Publication Date

October 1, 1999

Perspectives Section

Viewpoints

"The national curriculum standards in the social studies … [t]o paraphrase a famous question, … specify what students should know. …"
—Expectations of Excellence: Curriculum Standards for Social Studies (NCSS 1994, viii)

In the May 1999 Perspectives article, “New Standards for the Preparation of History Teachers,” Professor Charles B. Myers of the Department of Teaching and Learning at Vanderbilt University described two sets of national social studies standards for prospective teachers that, he argues, “are expected to raise the level of history content knowledge and understanding of beginning [social studies and history] teachers in the years ahead.”1

The first set of 20 standards, National Standards for Social Studies Teachers, was developed by the National Council for the Social Studies (NCSS). (See National Council for the Social Studies. Expectations of Excellence: Curriculum Standards for Social Studies Washington, D.C.: NCSS.) A second set of 19 standards, Program Standards for the Initial Preparation of Teachers of the Social Studies, which he describes as “substantively the same as” the NCSS standards, was developed jointly by NCSS and the National Council for the Accreditation of Teacher Education (NCATE). They are available at the web sites https://www. ncss.org and https://www.ncate.org. They propose to describe the subject matter, knowledge, and teaching skills a prospective teacher should possess, and are being proposed as models for all teacher-training programs.

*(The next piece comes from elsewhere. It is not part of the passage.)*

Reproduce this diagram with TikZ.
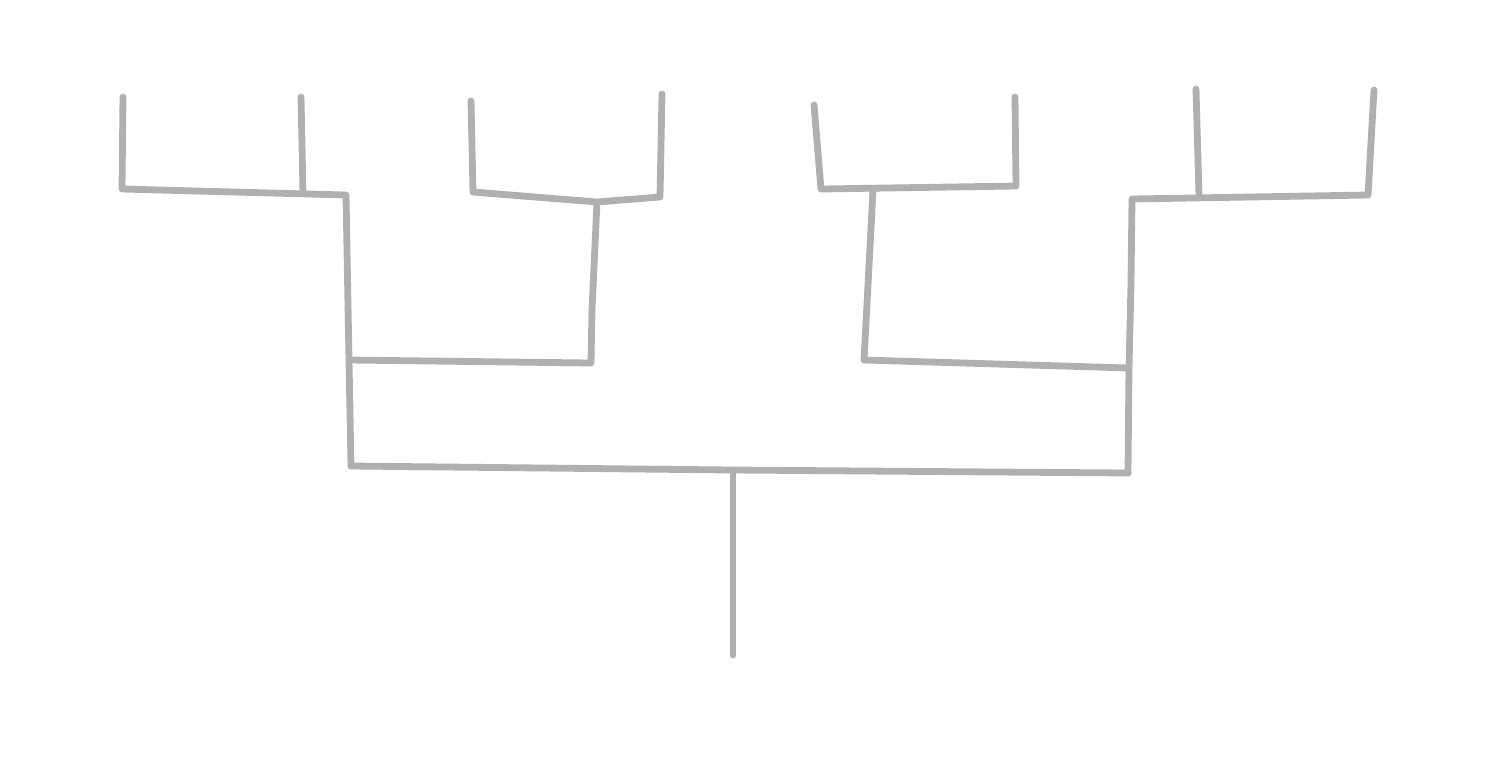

The Interstate New Teacher Assessment and Support Consortium (INTASC), sponsored by the Council of Chief State School Officers, is developing additional standards for new (actually second-year) teachers. Meanwhile, at the state level, K–12 standards for history and other subject areas have been adopted or are in various stages of development. The following comments focus on the 20 NCSS standards described in the May Perspectives.

Historians interested in the history education of new K–12 teachers will want to critically examine the standards. Changes in state licensing requirements for prospective and new K–12 history teachers will affect the structure and content of their required undergraduate history courses, as colleges tailor their courses to meet the requirements of local school districts.

The 20 NCSS standards for teacher training programs are divided into:

  1. Ten thematic standards that apply to "programs that lead to . licenses in comprehensive social studies without an emphasis in a specific discipline," and "are not required to meet a . discipline standard."
  2. Five disciplinary standards, one each for history, geography, civics and government, economics, and psychology.
  3. Five programmatic standards that apply to all teacher training programs.2

Myers's optimism that the NCSS/NCATE standards can be "expected to raise the level of history content knowledge" of new teachers seems dubious on closer inspection.

Diluting History in "Social Studies"

The 10 thematic standards dilute and merge seven major disciplines into one interdisciplinary amalgam called "social studies." Each is downgraded to a theme, a far more generous tribute to history's flexibility and vitality than the emaciated label assigned to it, "Time, Continuity, and Change." The following chart lists each of the first 10 "thematic standards" next to its designated parent discipline.

Thematic Standards and Parent Disciplines
Standard Standard Name Parent Discipline
1 Culture Cultural Anthropology
2 Time, Continuity, and Change History
3 People, Places, and Environment Geography
4 Individual Development Psychology
5 Individuals, Groups, and Institutions Sociology
6 Power, Authority, and Government Government/Civics
7 Production, Distribution, and Consumption Economics
8 Science, Technology, and Society Interdisciplinary
9 Global Connections Interdisciplinary
10 Civic Ideals and Practices Citizenship

These standards are meant for all prospective history teachers. Once adopted by teacher training programs and/or school districts, the standards will be translated into licensing and course requirements, and, increasingly, licensing exams. The document states that "[t]hese ten thematic standards apply to all individuals seeking initial licensure (or certification) in social studies, (1) as a broad field, (2) in any of the specific disciplines that fall within social studies . . . and teacher preparation programs that prepare [them] for these respective licenses (certificates)."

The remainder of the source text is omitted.